● **The input**:

= = = =

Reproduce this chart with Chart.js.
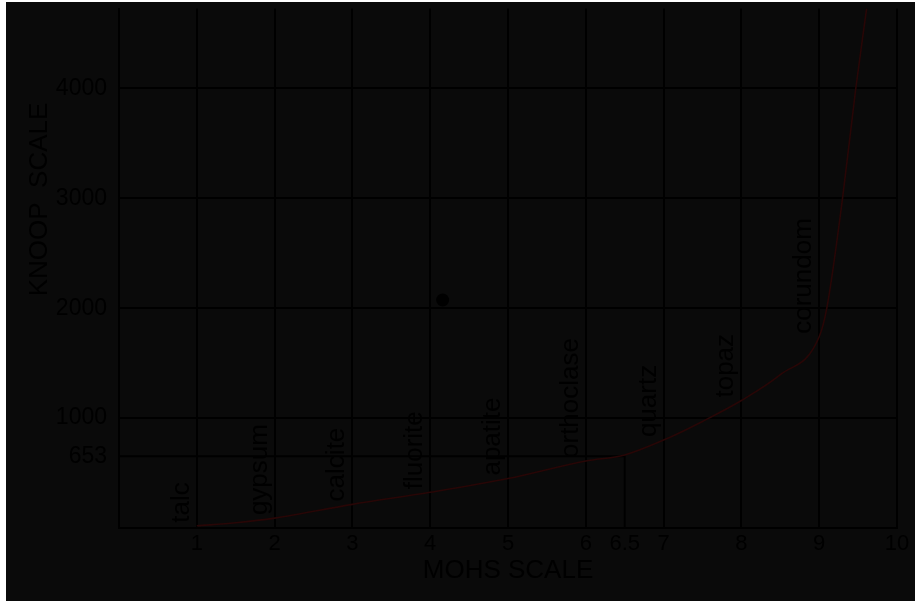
<!DOCTYPE html>
<html><head><meta charset="utf-8">
<script src="https://cdn.jsdelivr.net/npm/chart.js@4/dist/chart.umd.min.js"></script>
<style>
html,body{margin:0;padding:0;background:#fff;}
#wrap{position:absolute;left:6px;top:2px;width:909px;height:599px;background:#0a0a0a;}
canvas{display:block;}
</style></head><body>
<div id="wrap"><canvas id="c" width="909" height="599"></canvas></div>
<script>
// ---- data ----
const mohsValues  = [1, 1.5, 2, 3, 4, 5, 6, 6.5, 7, 7.5, 8, 8.5, 9, 9.1, 9.3, 9.47, 9.61];
const knoopValues = [20, 48, 90, 215, 325, 450, 610, 665, 800, 970, 1160, 1395, 1740, 2010, 3000, 4000, 4730];
const xTickValues = [1, 2, 3, 4, 5, 6, 6.5, 7, 8, 9, 10];
const yTickValues = [653, 1000, 2000, 3000, 4000];
const minerals    = ['talc', 'gypsum', 'calcite', 'fluorite', 'apatite', 'orthoclase', 'quartz', 'topaz', 'corundom'];
const mineralMohs = [1, 2, 3, 4, 5, 6, 7, 8, 9];
const quartzMohs  = 6.5;
const quartzKnoop = 653;
const loosePoint  = [{x: 4.16, y: 2075}];
const xTitle = 'MOHS SCALE';
const yTitle = 'KNOOP  SCALE';

const FONT = '"Liberation Sans", Arial, sans-serif';
const INK = '#000';

const curve = mohsValues.map((m, i) => ({x: m, y: knoopValues[i]}));
const refLine = [{x: 0, y: quartzKnoop}, {x: quartzMohs, y: quartzKnoop}, {x: quartzMohs, y: 0}];

const annot = {
  id: 'annot',
  afterDatasetsDraw(chart) {
    const {ctx, scales: {x, y}, chartArea} = chart;
    ctx.save();
    ctx.fillStyle = INK;
    ctx.font = '26px ' + FONT;
    ctx.textAlign = 'left';
    ctx.textBaseline = 'alphabetic';
    minerals.forEach((name, i) => {
      const m = mineralMohs[i];
      const k = knoopValues[mohsValues.indexOf(m)];
      const px = x.getPixelForValue(m) - 8;
      const py = y.getPixelForValue(k) - 3;
      ctx.save();
      ctx.translate(px, py);
      ctx.rotate(-Math.PI / 2);
      ctx.fillText(name, 0, 0);
      ctx.restore();
    });
    ctx.textAlign = 'center';
    ctx.textBaseline = 'middle';
    ctx.save();
    ctx.translate(chartArea.left - 79, chartArea.top + 191);
    ctx.rotate(-Math.PI / 2);
    ctx.fillText(yTitle, 0, 0);
    ctx.restore();
    ctx.restore();
  }
};

new Chart(document.getElementById('c'), {
  type: 'scatter',
  data: {
    datasets: [
      {data: curve, showLine: true, borderColor: 'rgb(40,6,6)', borderWidth: 1.6,
       pointRadius: 0, cubicInterpolationMode: 'monotone', order: 1},
      {data: refLine, showLine: true, borderColor: INK, borderWidth: 2, pointRadius: 0, tension: 0, order: 2},
      {data: loosePoint, showLine: false, pointRadius: 6.5, backgroundColor: INK, borderWidth: 0, order: 0}
    ]
  },
  options: {
    responsive: false,
    animation: false,
    devicePixelRatio: 1,
    layout: {padding: {left: 0, top: 0, right: 18, bottom: 0}},
    plugins: {legend: {display: false}, tooltip: {enabled: false}},
    scales: {
      x: {
        type: 'linear', min: 0, max: 10,
        afterBuildTicks: s => { s.ticks = xTickValues.map(v => ({value: v})); },
        afterFit: s => { s.height = 73; s.paddingLeft = 0; s.paddingRight = 0; },
        ticks: {autoSkip: false, maxRotation: 0, color: INK, padding: 3,
                font: {size: 22, family: FONT}, callback: v => String(v)},
        grid: {color: c => (c.tick && c.tick.value === quartzMohs) ? 'rgba(0,0,0,0)' : INK,
               lineWidth: 2, drawTicks: false},
        border: {display: true, color: INK, width: 2},
        title: {display: true, text: xTitle, color: INK, font: {size: 26, family: FONT},
                padding: {top: 0, bottom: 15}}
      },
      y: {
        type: 'linear', min: 0, max: 4728,
        afterBuildTicks: s => { s.ticks = yTickValues.map(v => ({value: v})); },
        afterFit: s => { s.width = 113; s.paddingTop = 0; s.paddingBottom = 0; },
        ticks: {color: INK, padding: 12, font: {size: 23, family: FONT}, callback: v => String(v)},
        grid: {color: c => (c.tick && c.tick.value === quartzKnoop) ? 'rgba(0,0,0,0)' : INK,
               lineWidth: 2, drawTicks: false},
        border: {display: true, color: INK, width: 2}
      }
    }
  },
  plugins: [annot]
});
</script>
</body></html>
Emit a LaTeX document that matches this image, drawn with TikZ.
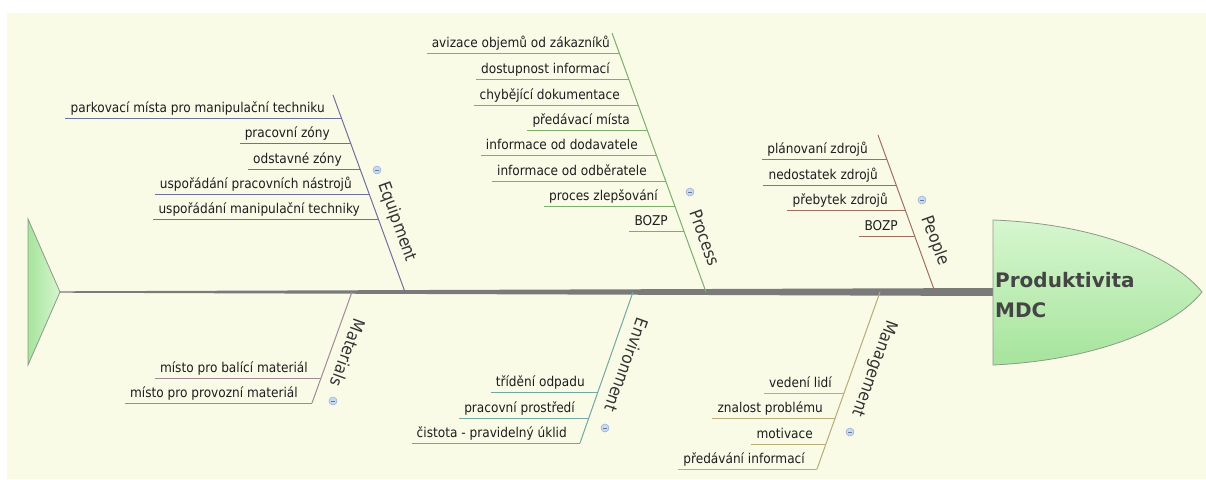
\documentclass[tikz,border=0pt]{standalone}
\usepackage{fontspec}
\setmainfont{DejaVu Sans Condensed}
\newfontfamily\headfont{DejaVu Sans}
\usetikzlibrary{calc}

\definecolor{bgcream}{HTML}{F9FBE7}
\definecolor{txt}{HTML}{1E1E1E}
\definecolor{labeltxt}{HTML}{333333}
\definecolor{headtxt}{HTML}{454545}
\definecolor{spinegray}{HTML}{7A7A7A}
\definecolor{fishedge}{HTML}{8C9A88}
\definecolor{greenlight}{HTML}{D6F6CF}
\definecolor{greenmid}{HTML}{A6E49C}
\definecolor{colE}{HTML}{7070A0}
\definecolor{colP}{HTML}{7DAE6C}
\definecolor{colPe}{HTML}{A0705E}
\definecolor{colM}{HTML}{A08A98}
\definecolor{colEn}{HTML}{72A8A2}
\definecolor{colMg}{HTML}{B8AC78}
\definecolor{foldfill}{HTML}{C9D9F2}
\definecolor{folddraw}{HTML}{93AAD6}

\tikzset{
  subtxt/.style={font=\fontsize{13.5}{16}\selectfont, text=txt, inner sep=0pt},
  cat/.style={font=\fontsize{17}{20}\selectfont, text=labeltxt, inner sep=0pt},
  Eline/.style={draw=colE, line width=1pt},
  Pline/.style={draw=colP, line width=1pt},
  Peline/.style={draw=colPe, line width=1pt},
  Mline/.style={draw=colM, line width=1pt},
  Enline/.style={draw=colEn, line width=1pt},
  Mgline/.style={draw=colMg, line width=1pt},
  fold/.style={circle, minimum size=8pt, inner sep=0pt, fill=foldfill, draw=folddraw, line width=0.5pt,
    path picture={\draw[folddraw!70!black, line width=0.6pt]
      ([xshift=-2pt]path picture bounding box.center) -- ([xshift=2pt]path picture bounding box.center);}},
  headtext/.style={font=\headfont\bfseries\fontsize{20}{24}\selectfont, text=headtxt, inner sep=0pt},
}

% one cause: #1 branch, #2 y of its line, #3 right edge of its text, #4 name, #5 text
\newcommand\fishitem[5]{%
  \node[subtxt, anchor=base east] (#4) at (#3,{#2-5.5}) {#5};
  \coordinate (#4d) at (intersection cs: first line={(#1t)--(#1b)}, second line={(0,#2)--(1000,#2)});
  \draw[#1line] ([xshift=-5pt]#4.west |- #4d) -- (#4d);
}

\begin{document}
\begin{tikzpicture}[x=1pt,y=-1pt]
\useasboundingbox (0,0) rectangle (1206,479);
\fill[white] (0,0) rectangle (1206,479);
\fill[bgcream] (7,13) rectangle (1206,479);

% tail
\draw[fishedge, line width=0.8pt, left color=greenmid, right color=greenlight]
  (28,219) -- (60,292) -- (28,365) -- cycle;
\coordinate (tailtip) at (60,292);
\coordinate (headback) at (993,292);

% spine, tapering towards the head
\fill[spinegray] (60,291.3) -- (993,288) -- (993,296) -- (60,292.7) -- cycle;

% head
\draw[fishedge, line width=0.8pt, top color=greenlight, bottom color=greenmid]
  (993,220) .. controls (1100,224) and (1175,258) .. (1202,292)
  .. controls (1175,326) and (1100,360) .. (993,365) -- cycle;
\node[headtext, anchor=base west] (head1) at (995,287) {Produktivita};
\node[headtext, anchor=base west] (head2) at (995,317) {MDC};

% branch bones
\coordinate (Et) at (333,95);   \coordinate (Eb) at (405,292);
\coordinate (Pt) at (612,33);   \coordinate (Pb) at (706,292);
\coordinate (Pet) at (878,135); \coordinate (Peb) at (935,292);
\coordinate (Mt) at (352,292);  \coordinate (Mb) at (312,403);
\coordinate (Ent) at (633,292); \coordinate (Enb) at (580,443);
\coordinate (Mgt) at (880,292); \coordinate (Mgb) at (817,469);
\draw[Eline] (Et) -- (Eb);
\draw[Pline] (Pt) -- (Pb);
\draw[Peline] (Pet) -- (Peb);
\draw[Mline] (Mt) -- (Mb);
\draw[Enline] (Ent) -- (Enb);
\draw[Mgline] (Mgt) -- (Mgb);

% Equipment
\fishitem{E}{118}{325}{e1}{parkovací místa pro manipulační techniku}
\fishitem{E}{143}{330}{e2}{pracovní zóny}
\fishitem{E}{169}{342}{e3}{odstavné zóny}
\fishitem{E}{194}{352}{e4}{uspořádání pracovních nástrojů}
\fishitem{E}{219}{360}{e5}{uspořádání manipulační techniky}
\node[cat, rotate=-70] (Elab) at (397,222) {Equipment};
\node[fold] (Efold) at (377,170) {};

% Process
\fishitem{P}{53}{610}{p1}{avizace objemů od zákazníků}
\fishitem{P}{79}{610}{p2}{dostupnost informací}
\fishitem{P}{105}{620}{p3}{chybějící dokumentace}
\fishitem{P}{130}{630}{p4}{předávací místa}
\fishitem{P}{155}{638}{p5}{informace od dodavatele}
\fishitem{P}{181}{647}{p6}{informace od odběratele}
\fishitem{P}{206}{658}{p7}{proces zlepšování}
\fishitem{P}{231}{668}{p8}{BOZP}
\node[cat, rotate=-70] (Plab) at (705,238) {Process};
\node[fold] (Pfold) at (690,192) {};

% People
\fishitem{Pe}{159}{868}{q1}{plánovaní zdrojů}
\fishitem{Pe}{185}{878}{q2}{nedostatek zdrojů}
\fishitem{Pe}{210}{888}{q3}{přebytek zdrojů}
\fishitem{Pe}{236}{898}{q4}{BOZP}
\node[cat, rotate=-70] (Pelab) at (935,241) {People};
\node[fold] (Pefold) at (922,200) {};

% Materials
\fishitem{M}{378}{308}{m1}{místo pro balící materiál}
\fishitem{M}{403}{298}{m2}{místo pro provozní materiál}
\node[cat, rotate=-110] (Mlab) at (348,353) {Materials};
\node[fold] (Mfold) at (333,401) {};

% Environment
\fishitem{En}{392}{585}{n1}{třídění odpadu}
\fishitem{En}{418}{575}{n2}{pracovní prostředí}
\fishitem{En}{443}{567}{n3}{čistota - pravidelný úklid}
\node[cat, rotate=-110] (Enlab) at (627,365) {Environment};
\node[fold] (Enfold) at (605,428) {};

% Management
\fishitem{Mg}{393}{832}{g1}{vedení lidí}
\fishitem{Mg}{418}{823}{g2}{znalost problému}
\fishitem{Mg}{444}{813}{g3}{motivace}
\fishitem{Mg}{469}{805}{g4}{předávání informací}
\node[cat, rotate=-110] (Mglab) at (874,368) {Management};
\node[fold] (Mgfold) at (850,432) {};
\end{tikzpicture}
\end{document}
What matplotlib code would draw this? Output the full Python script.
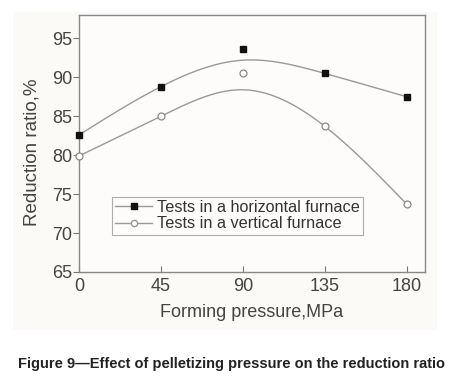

= = = =

● **Task to complete**:
List all lines holding the string "with".

● **Exercise solution**:
Reproduce this chart with Chart.js.
Emit a LaTeX document that matches this image, drawn with TikZ.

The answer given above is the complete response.